The Labour party objected that s 12 did not apply to it, since it was not a “qualifying body” within the meaning of RRA 1976. The employment tribunal ruled as a preliminary issue that the party was a qualifying body. In the meantime the claimant had brought two further complaints under s 12(1).
The Labour party appealed unsuccessfully to the Employment Appeal Tribunal (EAT) on the preliminary issue. It obtained permission to appeal to the Court of Appeal but did not in the event do so. In separate proceedings, however (see McDonagh and Triesman v Ali [2002] EWCA Civ 93, [2002] All ER (D) 87 (Feb)), the Court of Appeal did rule that the Labour party was not a qualifying body under s 12. The defendant therefore invited the tribunal to dismiss the claimant’s complaints on the ground that, following McDonagh v Ali, the tribunal was bound to find that it lacked jurisdiction. The tribunal held, however, that it was still bound by the unappealed decision of the EAT earlier in the proceedings. On the merits, it found for the claimant on all three complaints.
Subsequently the Court of Appeal ruled that its decision in McDonagh v Ali should have precluded the employment tribunal from finding jurisdiction to hear complaints against the Labour party under
s 12. It also considered that the complaints should have failed on the merits. The claimant appealed.
LORD HOFFMANN:
Logically the first question was whether or not the Labour party was a qualifying body for the purposes of s 12. For the reasons given in McDonagh v Ali, it was not. The notion of an “authorisation or qualification” suggested some kind of objective standard which the qualifying body applied, an even-handed, not to say “transparent”, test which people might pass or fail. But that was far removed from the basis upon which a political party chose its candidates. The main criterion was likely to be the popularity of the candidate with the voters, which was unlikely to be based on the most objective criteria.

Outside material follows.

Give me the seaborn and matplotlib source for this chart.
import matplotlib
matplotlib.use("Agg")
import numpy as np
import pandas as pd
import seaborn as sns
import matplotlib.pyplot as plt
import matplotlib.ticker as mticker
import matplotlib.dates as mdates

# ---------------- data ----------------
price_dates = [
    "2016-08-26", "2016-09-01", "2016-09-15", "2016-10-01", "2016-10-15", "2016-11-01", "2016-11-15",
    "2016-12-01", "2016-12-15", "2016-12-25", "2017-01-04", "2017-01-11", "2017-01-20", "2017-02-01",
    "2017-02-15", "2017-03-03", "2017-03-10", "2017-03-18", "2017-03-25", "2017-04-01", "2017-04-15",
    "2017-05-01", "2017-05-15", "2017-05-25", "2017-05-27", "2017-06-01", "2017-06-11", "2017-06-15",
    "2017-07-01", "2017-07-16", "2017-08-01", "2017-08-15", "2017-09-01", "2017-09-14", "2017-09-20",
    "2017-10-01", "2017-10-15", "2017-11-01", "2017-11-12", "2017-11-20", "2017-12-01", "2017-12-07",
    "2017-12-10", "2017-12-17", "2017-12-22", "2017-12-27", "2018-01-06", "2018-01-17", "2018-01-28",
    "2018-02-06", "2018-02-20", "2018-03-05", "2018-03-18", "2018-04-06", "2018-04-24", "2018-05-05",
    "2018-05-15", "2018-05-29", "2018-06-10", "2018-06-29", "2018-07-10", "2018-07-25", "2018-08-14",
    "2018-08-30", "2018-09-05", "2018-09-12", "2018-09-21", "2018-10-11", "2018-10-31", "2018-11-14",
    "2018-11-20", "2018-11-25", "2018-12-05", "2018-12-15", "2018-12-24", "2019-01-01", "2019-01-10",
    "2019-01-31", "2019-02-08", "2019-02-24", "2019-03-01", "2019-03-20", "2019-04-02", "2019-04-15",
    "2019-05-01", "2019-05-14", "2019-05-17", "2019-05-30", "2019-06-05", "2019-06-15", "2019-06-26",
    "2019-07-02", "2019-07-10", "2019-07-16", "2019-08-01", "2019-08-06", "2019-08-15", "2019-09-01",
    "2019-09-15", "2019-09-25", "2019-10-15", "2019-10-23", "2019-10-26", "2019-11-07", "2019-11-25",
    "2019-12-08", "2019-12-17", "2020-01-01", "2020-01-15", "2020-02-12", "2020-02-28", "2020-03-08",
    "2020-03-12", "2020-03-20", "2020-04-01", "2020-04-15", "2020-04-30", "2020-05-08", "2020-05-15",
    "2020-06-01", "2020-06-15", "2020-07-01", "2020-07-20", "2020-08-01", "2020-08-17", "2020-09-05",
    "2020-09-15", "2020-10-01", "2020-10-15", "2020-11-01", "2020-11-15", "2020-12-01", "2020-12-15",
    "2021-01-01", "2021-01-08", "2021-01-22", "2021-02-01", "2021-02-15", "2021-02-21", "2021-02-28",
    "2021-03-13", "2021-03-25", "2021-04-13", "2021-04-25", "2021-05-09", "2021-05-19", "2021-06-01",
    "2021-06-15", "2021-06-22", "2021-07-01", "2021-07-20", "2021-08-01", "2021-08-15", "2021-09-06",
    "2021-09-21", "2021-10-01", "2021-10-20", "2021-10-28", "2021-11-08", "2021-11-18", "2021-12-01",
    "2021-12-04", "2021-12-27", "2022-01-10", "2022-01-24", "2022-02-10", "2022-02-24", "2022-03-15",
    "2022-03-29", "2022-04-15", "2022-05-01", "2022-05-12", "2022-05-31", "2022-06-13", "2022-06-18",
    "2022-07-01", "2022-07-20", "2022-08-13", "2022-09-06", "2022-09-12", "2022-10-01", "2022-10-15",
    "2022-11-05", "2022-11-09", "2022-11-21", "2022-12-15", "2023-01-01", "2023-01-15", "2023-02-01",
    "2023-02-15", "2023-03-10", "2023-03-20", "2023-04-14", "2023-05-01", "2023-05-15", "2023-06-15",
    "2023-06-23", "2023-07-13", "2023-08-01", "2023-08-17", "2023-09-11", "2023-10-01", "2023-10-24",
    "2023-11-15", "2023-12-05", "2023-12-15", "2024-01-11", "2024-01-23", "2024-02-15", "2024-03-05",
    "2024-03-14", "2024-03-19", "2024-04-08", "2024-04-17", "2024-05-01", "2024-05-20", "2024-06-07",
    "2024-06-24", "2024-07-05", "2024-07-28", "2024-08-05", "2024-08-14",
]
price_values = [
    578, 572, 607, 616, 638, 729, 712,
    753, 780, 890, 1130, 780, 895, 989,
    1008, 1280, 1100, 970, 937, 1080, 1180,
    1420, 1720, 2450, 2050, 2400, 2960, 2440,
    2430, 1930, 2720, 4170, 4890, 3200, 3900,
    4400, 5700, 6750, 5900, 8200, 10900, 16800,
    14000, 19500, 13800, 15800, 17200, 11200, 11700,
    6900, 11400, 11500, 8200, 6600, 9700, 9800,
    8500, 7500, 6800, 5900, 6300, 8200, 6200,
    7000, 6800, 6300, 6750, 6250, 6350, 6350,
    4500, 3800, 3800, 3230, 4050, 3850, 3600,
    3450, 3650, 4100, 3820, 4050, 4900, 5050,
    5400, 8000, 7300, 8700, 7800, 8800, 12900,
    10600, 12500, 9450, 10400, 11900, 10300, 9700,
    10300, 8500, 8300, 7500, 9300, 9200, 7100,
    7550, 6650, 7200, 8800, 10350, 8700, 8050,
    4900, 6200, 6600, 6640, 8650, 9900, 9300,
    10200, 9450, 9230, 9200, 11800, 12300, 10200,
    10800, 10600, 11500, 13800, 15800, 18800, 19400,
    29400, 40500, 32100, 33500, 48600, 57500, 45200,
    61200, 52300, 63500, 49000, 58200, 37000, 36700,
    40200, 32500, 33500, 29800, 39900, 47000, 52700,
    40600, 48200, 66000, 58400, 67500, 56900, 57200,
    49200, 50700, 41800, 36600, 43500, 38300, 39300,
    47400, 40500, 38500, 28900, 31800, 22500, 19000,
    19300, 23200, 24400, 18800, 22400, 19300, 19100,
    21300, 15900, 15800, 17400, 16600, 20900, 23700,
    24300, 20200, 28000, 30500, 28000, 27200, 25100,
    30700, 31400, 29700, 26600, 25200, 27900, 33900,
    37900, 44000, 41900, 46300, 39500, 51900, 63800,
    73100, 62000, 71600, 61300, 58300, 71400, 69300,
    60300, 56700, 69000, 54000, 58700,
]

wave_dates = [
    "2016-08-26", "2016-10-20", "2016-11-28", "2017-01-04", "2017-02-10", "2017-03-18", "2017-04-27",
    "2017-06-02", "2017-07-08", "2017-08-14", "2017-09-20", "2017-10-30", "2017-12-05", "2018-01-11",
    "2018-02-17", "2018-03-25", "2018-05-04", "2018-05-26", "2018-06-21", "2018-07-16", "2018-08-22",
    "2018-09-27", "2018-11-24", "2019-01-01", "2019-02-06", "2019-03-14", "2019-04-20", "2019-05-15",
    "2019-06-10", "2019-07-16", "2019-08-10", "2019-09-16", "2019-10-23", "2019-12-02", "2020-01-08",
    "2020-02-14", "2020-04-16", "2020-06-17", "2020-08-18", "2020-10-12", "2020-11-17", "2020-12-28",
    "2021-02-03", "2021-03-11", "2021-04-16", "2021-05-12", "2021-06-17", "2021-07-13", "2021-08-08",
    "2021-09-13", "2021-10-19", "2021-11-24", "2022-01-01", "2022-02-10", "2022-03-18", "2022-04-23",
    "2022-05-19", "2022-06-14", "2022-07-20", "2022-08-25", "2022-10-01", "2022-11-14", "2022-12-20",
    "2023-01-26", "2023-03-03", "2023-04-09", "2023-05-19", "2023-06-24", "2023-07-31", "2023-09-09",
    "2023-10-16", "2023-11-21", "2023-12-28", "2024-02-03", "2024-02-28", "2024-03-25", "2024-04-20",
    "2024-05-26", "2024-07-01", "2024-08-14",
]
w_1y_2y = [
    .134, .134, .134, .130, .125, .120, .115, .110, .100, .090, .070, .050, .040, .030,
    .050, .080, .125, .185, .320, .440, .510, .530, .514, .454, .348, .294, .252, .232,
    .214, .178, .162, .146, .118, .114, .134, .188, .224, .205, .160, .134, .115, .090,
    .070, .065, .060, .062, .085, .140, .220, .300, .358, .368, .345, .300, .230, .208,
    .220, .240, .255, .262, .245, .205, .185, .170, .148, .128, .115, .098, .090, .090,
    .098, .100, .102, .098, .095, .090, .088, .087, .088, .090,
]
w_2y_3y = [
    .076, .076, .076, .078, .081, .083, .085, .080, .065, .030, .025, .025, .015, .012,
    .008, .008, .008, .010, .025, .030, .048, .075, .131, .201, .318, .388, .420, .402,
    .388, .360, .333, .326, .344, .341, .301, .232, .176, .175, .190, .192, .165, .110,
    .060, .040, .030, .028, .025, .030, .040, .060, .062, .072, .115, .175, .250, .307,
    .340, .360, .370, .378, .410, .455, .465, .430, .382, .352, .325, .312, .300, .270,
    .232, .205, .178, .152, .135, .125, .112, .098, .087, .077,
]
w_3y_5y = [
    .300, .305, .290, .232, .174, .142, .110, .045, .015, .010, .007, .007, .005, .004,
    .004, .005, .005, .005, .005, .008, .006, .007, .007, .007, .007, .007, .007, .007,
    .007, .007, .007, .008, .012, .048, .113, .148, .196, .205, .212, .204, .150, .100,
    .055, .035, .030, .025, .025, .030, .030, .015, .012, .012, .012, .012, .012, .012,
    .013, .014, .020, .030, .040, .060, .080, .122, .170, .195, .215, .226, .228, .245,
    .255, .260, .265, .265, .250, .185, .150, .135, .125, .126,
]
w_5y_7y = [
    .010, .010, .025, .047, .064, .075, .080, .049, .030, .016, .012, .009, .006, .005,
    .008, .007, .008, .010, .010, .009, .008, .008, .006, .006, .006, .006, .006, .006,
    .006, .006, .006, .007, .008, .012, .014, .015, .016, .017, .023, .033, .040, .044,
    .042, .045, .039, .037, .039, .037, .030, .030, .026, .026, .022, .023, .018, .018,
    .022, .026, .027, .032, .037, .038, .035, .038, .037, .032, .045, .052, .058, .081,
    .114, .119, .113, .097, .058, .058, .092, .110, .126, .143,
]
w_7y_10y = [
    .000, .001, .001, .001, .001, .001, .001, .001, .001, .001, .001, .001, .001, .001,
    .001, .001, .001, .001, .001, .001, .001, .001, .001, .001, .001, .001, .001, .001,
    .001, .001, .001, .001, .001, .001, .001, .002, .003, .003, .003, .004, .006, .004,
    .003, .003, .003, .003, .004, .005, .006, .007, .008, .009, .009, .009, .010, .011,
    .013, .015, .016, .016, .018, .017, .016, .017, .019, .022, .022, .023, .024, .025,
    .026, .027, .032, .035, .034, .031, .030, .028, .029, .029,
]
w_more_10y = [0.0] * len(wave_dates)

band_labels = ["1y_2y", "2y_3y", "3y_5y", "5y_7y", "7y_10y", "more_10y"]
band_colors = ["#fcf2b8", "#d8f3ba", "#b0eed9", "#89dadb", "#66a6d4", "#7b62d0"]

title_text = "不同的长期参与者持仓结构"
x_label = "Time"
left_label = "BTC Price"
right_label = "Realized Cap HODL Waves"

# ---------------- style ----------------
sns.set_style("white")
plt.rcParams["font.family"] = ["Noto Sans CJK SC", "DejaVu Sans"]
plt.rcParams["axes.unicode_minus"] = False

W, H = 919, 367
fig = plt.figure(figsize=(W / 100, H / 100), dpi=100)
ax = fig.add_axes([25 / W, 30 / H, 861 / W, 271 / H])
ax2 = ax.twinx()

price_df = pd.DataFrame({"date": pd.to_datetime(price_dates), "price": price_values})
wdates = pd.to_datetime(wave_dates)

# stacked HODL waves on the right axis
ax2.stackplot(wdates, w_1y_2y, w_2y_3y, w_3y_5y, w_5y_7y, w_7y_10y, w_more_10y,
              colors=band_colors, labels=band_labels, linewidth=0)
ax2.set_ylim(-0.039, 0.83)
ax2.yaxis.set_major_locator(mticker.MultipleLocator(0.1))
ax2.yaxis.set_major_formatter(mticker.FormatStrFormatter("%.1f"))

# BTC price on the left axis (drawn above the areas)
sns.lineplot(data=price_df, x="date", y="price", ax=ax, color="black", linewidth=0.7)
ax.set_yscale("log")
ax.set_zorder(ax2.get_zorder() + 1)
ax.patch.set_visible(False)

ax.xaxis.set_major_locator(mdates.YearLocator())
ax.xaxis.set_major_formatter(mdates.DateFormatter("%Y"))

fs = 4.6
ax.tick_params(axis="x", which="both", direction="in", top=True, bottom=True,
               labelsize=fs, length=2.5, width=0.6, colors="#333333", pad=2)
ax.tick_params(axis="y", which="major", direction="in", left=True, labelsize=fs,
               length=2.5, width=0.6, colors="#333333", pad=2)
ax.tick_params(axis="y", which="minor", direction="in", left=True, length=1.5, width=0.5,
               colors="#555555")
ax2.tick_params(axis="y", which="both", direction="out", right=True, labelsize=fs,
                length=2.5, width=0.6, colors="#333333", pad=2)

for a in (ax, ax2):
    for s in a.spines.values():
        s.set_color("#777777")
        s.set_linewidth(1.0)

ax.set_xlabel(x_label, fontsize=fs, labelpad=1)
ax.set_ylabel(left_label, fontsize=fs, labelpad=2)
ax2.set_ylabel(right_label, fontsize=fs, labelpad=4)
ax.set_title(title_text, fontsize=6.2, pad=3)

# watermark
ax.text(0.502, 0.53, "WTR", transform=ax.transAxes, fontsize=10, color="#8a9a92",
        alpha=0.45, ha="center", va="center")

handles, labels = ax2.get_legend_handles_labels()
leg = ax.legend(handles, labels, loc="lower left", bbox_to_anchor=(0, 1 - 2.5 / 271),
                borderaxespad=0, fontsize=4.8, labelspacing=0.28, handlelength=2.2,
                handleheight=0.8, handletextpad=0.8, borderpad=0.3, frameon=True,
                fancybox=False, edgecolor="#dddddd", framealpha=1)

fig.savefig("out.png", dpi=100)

That did not mean that a political party was entitled to discriminate on racial grounds in choosing its candidates. But the relevant prohibition was to be found, not in s 12, but in s 25, which dealt with discrimination by associations against members or prospective members.
It followed that the EAT was wrong to hold that the Labour party was a qualifying body within the meaning of s 12. But there had been no appeal against the EAT’s decision. So the question was whether, notwithstanding that it was wrong in law, the decision remained binding upon the parties.

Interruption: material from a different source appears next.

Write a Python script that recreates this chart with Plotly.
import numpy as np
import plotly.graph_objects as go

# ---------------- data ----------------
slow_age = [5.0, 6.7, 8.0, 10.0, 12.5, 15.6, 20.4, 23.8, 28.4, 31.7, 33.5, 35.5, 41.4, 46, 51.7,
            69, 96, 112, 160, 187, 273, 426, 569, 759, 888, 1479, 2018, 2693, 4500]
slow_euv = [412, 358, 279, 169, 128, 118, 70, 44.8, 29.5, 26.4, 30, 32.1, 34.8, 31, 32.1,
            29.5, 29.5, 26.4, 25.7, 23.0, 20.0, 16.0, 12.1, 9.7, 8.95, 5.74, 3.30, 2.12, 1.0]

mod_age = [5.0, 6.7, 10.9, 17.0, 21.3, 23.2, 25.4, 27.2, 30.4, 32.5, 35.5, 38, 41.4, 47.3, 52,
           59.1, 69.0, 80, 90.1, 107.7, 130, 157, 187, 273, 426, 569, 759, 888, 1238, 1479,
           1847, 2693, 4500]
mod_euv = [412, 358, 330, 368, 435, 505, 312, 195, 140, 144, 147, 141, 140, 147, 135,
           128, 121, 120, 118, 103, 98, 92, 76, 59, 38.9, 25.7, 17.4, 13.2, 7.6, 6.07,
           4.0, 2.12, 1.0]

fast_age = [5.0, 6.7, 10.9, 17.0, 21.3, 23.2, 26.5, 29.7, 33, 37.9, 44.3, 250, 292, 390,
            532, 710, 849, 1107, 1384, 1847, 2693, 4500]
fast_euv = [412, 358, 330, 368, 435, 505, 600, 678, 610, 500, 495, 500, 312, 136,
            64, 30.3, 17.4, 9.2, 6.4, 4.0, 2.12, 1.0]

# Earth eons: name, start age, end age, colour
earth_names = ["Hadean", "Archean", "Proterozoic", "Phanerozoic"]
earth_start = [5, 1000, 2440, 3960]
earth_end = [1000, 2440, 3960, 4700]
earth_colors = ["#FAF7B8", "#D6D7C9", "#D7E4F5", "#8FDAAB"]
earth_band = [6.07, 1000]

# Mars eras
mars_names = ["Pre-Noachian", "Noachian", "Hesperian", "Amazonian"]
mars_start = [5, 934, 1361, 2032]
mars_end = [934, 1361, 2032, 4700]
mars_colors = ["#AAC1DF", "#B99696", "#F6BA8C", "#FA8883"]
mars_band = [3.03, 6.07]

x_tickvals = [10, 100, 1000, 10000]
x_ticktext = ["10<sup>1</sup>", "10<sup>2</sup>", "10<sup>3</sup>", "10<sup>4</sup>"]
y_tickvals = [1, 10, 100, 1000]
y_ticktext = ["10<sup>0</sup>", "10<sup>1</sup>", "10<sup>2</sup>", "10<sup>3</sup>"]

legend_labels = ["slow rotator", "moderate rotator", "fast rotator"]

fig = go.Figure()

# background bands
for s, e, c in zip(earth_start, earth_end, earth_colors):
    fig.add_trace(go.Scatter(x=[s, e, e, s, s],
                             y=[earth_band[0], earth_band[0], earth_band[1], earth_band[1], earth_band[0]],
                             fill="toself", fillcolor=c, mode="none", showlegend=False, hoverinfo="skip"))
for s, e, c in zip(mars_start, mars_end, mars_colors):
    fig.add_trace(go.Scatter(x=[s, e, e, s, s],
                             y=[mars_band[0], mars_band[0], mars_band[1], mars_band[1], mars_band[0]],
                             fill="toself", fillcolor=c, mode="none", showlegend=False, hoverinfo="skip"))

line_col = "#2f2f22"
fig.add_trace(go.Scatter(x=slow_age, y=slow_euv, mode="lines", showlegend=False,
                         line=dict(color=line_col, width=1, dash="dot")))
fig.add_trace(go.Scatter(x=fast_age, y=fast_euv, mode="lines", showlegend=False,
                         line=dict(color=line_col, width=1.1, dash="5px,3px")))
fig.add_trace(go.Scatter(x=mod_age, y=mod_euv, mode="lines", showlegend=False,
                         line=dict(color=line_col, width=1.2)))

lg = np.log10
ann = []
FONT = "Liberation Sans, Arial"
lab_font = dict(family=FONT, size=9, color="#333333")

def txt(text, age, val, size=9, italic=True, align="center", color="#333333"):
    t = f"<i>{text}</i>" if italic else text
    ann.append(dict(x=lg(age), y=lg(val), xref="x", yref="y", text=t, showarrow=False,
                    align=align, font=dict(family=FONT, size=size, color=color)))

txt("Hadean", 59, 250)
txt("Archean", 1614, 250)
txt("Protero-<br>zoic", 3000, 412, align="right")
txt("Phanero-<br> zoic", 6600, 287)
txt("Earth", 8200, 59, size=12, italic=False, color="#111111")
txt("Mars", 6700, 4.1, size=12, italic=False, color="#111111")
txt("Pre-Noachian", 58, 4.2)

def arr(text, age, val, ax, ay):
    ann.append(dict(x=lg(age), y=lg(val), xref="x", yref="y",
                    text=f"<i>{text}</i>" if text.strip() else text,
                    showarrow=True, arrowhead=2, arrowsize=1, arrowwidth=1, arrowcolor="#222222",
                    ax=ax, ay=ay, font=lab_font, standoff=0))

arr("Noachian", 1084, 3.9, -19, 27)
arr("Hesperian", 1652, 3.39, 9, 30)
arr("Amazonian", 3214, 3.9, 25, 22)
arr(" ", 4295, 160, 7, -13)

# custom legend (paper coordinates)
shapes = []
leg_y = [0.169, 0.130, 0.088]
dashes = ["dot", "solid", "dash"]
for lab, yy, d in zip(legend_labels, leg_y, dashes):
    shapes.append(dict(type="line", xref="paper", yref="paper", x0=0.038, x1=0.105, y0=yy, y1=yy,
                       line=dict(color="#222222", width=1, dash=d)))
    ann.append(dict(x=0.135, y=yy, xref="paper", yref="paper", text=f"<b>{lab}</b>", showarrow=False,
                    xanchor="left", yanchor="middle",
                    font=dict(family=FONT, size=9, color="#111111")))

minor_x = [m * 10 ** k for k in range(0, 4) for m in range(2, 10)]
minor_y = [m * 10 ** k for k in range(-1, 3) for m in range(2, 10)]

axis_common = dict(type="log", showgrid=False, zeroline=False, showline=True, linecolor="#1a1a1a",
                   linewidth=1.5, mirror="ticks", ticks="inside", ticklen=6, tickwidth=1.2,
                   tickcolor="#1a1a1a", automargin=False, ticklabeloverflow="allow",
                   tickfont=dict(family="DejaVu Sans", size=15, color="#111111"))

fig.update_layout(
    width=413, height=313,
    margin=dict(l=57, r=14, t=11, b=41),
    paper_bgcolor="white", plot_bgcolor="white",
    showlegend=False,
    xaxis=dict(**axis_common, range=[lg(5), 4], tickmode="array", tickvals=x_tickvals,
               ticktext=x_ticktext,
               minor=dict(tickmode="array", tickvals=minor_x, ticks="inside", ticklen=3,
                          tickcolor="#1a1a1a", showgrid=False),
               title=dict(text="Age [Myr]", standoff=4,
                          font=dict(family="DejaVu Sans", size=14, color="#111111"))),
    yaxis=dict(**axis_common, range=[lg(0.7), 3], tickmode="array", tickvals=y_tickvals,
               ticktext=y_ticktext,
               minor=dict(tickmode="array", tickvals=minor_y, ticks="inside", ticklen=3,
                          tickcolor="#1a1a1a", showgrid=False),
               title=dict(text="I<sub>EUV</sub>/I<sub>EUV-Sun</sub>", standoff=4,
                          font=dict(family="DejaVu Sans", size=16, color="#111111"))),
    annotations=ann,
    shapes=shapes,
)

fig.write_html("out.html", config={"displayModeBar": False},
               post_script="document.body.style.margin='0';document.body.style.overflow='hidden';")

Issue estoppel arose when a court of competent jurisdiction had determined some question of fact or law, either in the course of the same litigation (for example, as a preliminary point) or in other litigation which raises the same point between the same parties. The question was therefore whether or not the EAT was a court of competent jurisdiction to determine whether the Labour party was a qualifying body within the meaning of s 12.
Decisions of fact or law
There was no basis for distinguishing between questions which went to the tribunal’s jurisdiction and those which did not. A decision that a contract fell outside the jurisdiction of the tribunal because it was for services, or for service overseas, was just as much a question which went to the jurisdiction, as the question of whether the Labour party was within the jurisdiction because it was a qualifying body. Both were decisions of fact or law, which were (subject to appeal on questions of law) within the competence of the tribunal.
Accordingly, the decision that the Labour party was a qualifying body for the purposes of s 12 was made by a competent court and was therefore binding upon the parties. It did not matter that a later decision had shown that it was erroneous in law. The whole point of an issue estoppel on a question of law was that the parties remained bound by an erroneous decision.
The purpose of the estoppel was to work justice between the parties. In this case, it would be unjust if the issue estoppel did not apply to the second and third applications. Although the Labour party knew that it had given notice of appeal in McDonagh v Ali, it made no attempt to obtain an extension of its time for appealing in this case. Instead, it involved the claimant in a lengthy and expensive hearing, during which the merits of all three applications were examined. It would be quite unfair for the claimant now to be told that he had to start again in the county court.
The Labour party was therefore estopped from challenging the ruling that it was a qualifying body and was not entitled to discriminate on racial grounds in its choice of candidates for the council election. The tribunal found that it had done so.
His lordship went on to consider the merits and held that the claimant had suffered unlawful discrimination.
The appeal would therefore be allowed.
Lord Rodger, Lord Walker, Lord Carswell and Lord Brown delivered concurring opinions.